Cycling Plus

I got skills, they’re multiplying

Not all that long ago, it appeared that road racing at the highest level was being won by the specialist. As more resources poured into the sport and riders trained better and were more orientated towards increasingly narrow goals, the age of the specialist grew.

Riders were increasingly doing one thing and doing it well, whether that was opting to concentrate on one strand of cycle sport, or a niche within road racing, such as chasing grand-tour victory, one-day Classics or time trialling. It’s also long been common for a rider to transition from one sport to another: Geraint Thomas was an Olympic gold medal winner on the track long before he won the Tour de France; and 13 years prior to winning the yellow jersey, Cadel Evans won the mountain bike cross-country World Cup twice.

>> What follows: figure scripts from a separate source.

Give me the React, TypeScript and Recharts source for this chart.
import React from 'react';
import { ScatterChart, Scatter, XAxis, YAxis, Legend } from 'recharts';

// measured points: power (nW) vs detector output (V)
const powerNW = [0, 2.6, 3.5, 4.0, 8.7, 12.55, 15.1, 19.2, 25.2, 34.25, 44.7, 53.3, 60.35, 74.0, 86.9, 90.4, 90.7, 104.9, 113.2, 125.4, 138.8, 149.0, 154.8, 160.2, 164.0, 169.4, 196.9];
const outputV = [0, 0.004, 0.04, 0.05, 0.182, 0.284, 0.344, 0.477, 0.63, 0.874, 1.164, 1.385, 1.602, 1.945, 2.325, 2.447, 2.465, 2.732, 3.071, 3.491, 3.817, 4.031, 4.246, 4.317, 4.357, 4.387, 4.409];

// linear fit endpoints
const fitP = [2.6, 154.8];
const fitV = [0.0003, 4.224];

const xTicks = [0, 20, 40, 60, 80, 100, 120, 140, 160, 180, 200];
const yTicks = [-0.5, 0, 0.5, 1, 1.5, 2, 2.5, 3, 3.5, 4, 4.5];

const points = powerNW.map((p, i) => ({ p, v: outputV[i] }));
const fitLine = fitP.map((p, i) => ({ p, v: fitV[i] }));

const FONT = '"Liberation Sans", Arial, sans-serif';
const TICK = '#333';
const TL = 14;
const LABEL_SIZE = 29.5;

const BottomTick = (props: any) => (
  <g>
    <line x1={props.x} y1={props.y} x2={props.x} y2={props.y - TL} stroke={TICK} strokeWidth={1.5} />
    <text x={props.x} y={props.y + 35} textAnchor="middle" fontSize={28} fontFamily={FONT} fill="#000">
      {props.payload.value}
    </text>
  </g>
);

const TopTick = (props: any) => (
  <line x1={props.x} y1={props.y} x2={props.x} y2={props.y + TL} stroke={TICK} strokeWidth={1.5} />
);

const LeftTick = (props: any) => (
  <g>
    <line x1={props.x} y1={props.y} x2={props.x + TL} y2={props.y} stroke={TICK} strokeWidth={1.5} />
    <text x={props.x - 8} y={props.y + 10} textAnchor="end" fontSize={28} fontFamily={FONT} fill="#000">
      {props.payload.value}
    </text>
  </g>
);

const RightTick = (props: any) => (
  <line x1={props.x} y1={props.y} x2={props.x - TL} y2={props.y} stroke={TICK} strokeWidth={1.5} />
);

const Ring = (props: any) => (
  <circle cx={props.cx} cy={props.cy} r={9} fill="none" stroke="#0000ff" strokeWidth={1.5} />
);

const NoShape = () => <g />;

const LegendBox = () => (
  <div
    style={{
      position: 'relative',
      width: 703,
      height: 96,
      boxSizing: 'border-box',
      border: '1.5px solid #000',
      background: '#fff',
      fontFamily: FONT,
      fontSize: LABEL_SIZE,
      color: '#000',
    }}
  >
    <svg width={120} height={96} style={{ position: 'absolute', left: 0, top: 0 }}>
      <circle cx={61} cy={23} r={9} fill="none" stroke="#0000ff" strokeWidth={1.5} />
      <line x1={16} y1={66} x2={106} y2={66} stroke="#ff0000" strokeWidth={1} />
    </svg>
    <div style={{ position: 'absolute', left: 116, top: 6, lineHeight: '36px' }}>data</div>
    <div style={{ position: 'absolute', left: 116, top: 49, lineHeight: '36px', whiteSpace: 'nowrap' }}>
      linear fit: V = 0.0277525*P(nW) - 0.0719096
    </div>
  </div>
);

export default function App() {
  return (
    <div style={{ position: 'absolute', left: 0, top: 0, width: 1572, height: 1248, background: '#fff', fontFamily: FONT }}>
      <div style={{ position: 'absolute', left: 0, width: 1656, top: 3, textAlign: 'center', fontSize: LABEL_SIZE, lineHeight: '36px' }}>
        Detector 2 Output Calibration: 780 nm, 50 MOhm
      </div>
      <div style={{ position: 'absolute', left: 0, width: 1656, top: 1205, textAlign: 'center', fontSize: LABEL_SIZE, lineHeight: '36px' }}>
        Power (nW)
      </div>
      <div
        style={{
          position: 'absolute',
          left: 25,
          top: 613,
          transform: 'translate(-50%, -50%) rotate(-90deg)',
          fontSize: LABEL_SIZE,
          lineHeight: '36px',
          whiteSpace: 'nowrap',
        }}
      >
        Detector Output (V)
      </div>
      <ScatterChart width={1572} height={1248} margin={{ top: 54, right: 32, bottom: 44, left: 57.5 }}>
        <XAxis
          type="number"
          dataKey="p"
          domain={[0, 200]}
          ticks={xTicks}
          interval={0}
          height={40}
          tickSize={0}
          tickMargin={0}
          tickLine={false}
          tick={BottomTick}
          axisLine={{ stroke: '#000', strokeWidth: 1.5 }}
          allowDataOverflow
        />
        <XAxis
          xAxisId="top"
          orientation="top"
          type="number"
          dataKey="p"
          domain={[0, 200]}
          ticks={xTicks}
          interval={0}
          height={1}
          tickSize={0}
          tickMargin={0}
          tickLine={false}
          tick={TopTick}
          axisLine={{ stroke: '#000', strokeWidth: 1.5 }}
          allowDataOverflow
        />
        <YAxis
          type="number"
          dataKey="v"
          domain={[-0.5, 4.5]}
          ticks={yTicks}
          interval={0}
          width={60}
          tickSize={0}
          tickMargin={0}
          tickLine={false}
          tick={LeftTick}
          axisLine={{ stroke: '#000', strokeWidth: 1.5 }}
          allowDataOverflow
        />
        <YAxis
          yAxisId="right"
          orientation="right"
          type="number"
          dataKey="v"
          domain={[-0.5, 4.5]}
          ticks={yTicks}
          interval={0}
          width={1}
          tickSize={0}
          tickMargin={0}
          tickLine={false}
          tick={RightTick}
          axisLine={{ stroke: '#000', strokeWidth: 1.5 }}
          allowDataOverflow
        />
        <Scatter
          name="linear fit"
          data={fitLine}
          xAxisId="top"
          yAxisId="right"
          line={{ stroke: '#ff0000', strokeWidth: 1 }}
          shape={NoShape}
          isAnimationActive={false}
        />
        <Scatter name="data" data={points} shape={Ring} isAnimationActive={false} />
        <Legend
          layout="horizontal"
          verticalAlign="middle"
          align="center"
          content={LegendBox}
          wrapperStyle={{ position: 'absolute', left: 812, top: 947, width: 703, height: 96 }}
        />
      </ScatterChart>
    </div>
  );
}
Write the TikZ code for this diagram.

As multi-talented as these riders are, their success came when concentrating on one sport at a time. Times are changing, however, and the new stars on the road have names as recognised in Cycling Plus’s sibling title MBUK as they are here. If we had track, cyclo-cross or gravel magazine titles, those lines would be further blurred. There are riders performing at the highest level in different cycle-sport genres at the same time. Marianne Vos won the cyclo-cross world championship seven times during her peak road-racing years and was perhaps the prototype for the new generation of stars, such as Tom Pidcock, Mathieu van der Poel and Wout Van Aert, who also juggle their careers like this.